How to find orthocenter coordinates?

Steps to Solve

1. Identify the Vertex Coordinates

Let the vertices of the triangle be labeled as $A(x_1, y_1)$, $B(x_2, y_2)$, and $C(x_3, y_3)$.

2. Determine the Slopes of the Sides

Calculate the slopes of the sides of the triangle. The slope of side $AB$ is given by:

$$ m_{AB} = \frac{y_2 - y_1}{x_2 - x_1} $$

The slope of side $AC$ is:

$$ m_{AC} = \frac{y_3 - y_1}{x_3 - x_1} $$

And the slope of side $BC$ is:

$$ m_{BC} = \frac{y_3 - y_2}{x_3 - x_2} $$

3. Find the Slopes of the Altitudes

The slopes of the altitudes can be found by taking the negative reciprocal of the slopes of the opposite sides. For the altitude from vertex $A$ to side $BC$, the slope is:

$$ m_{h_A} = -\frac{1}{m_{BC}} $$

For the altitude from vertex $B$ to side $AC$:

$$ m_{h_B} = -\frac{1}{m_{AC}} $$

For the altitude from vertex $C$ to side $AB$:

$$ m_{h_C} = -\frac{1}{m_{AB}} $$

4. Find the Equation of the Altitudes

Using the point-slope form of the line, write the equations for each of the altitudes. For example, the equation of the altitude from vertex $A$ can be expressed as:

$$ y - y_1 = m_{h_A}(x - x_1) $$

Do this similarly for the other two altitudes using their respective coordinates and slopes.

5. Solve the System of Equations

Solve the equations obtained from the altitudes.
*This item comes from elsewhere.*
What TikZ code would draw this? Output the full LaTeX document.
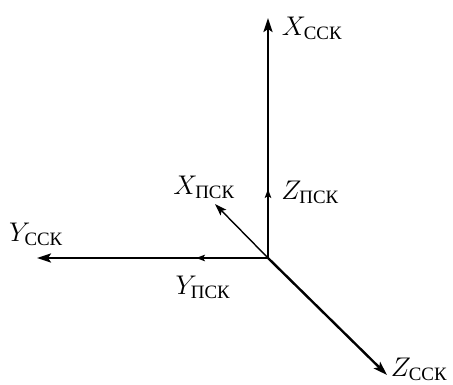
\RequirePackage{fix-cm}
\documentclass[tikz,border=0pt]{standalone}
\usepackage{amsmath}
\usepackage{fontspec}
\newfontfamily\cyrfont{Liberation Serif}
\usetikzlibrary{arrows.meta}
\newcommand{\cyrsub}[1]{\text{\cyrfont #1}}
\begin{document}
\begin{tikzpicture}[x=1pt,y=-1pt,
  axis/.style={line width=2.4pt, -{Stealth[length=14pt,width=9pt,inset=3pt]}},
  subaxis/.style={line width=2.4pt, -{Stealth[length=9pt,width=6.5pt,inset=2pt]}},
  thinaxis/.style={line width=1.4pt, -{Stealth[length=12pt,width=8pt,inset=2.5pt]}},
  lbl/.style={font=\fontsize{27}{32}\selectfont, inner sep=0pt}]
\useasboundingbox (0,0) rectangle (453,385);
\coordinate (O) at (268,258);
\coordinate (xs) at (268,18);
\coordinate (ys) at (37,258);
\coordinate (zs) at (387,375);
\coordinate (xp) at (215,204);
\coordinate (yp) at (196,258);
\coordinate (zp) at (268,189);
\draw[axis] (O) -- (xs);
\draw[axis] (O) -- (ys);
\draw[axis] (O) -- (zs);
\draw[subaxis] (O) -- (zp);
\draw[subaxis] (O) -- (yp);
\draw[thinaxis] (O) -- (xp);
\node[lbl] (lxs) at (312,28) {$X_{\cyrsub{ССК}}$};
\node[lbl] (lys) at (36,234) {$Y_{\cyrsub{ССК}}$};
\node[lbl] (lzs) at (419,369) {$Z_{\cyrsub{ССК}}$};
\node[lbl] (lxp) at (204,187) {$X_{\cyrsub{ПСК}}$};
\node[lbl] (lyp) at (203,287) {$Y_{\cyrsub{ПСК}}$};
\node[lbl] (lzp) at (310,192) {$Z_{\cyrsub{ПСК}}$};
\end{tikzpicture}
\end{document}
Choose any two altitude equations and set them equal to find their intersection point.

For example, solve the equations of the altitudes from $A$ and $B$ together:

$$ \begin{align*} y - y_1 &= m_{h_A}(x - x_1) \ y - y_2 &= m_{h_B}(x - x_2) \end{align*} $$

6. Calculate the Coordinates of the Orthocenter

Once you have the intersection point from the above step, you will have the coordinates of the orthocenter, which we'll denote as $H(h_x, h_y)$.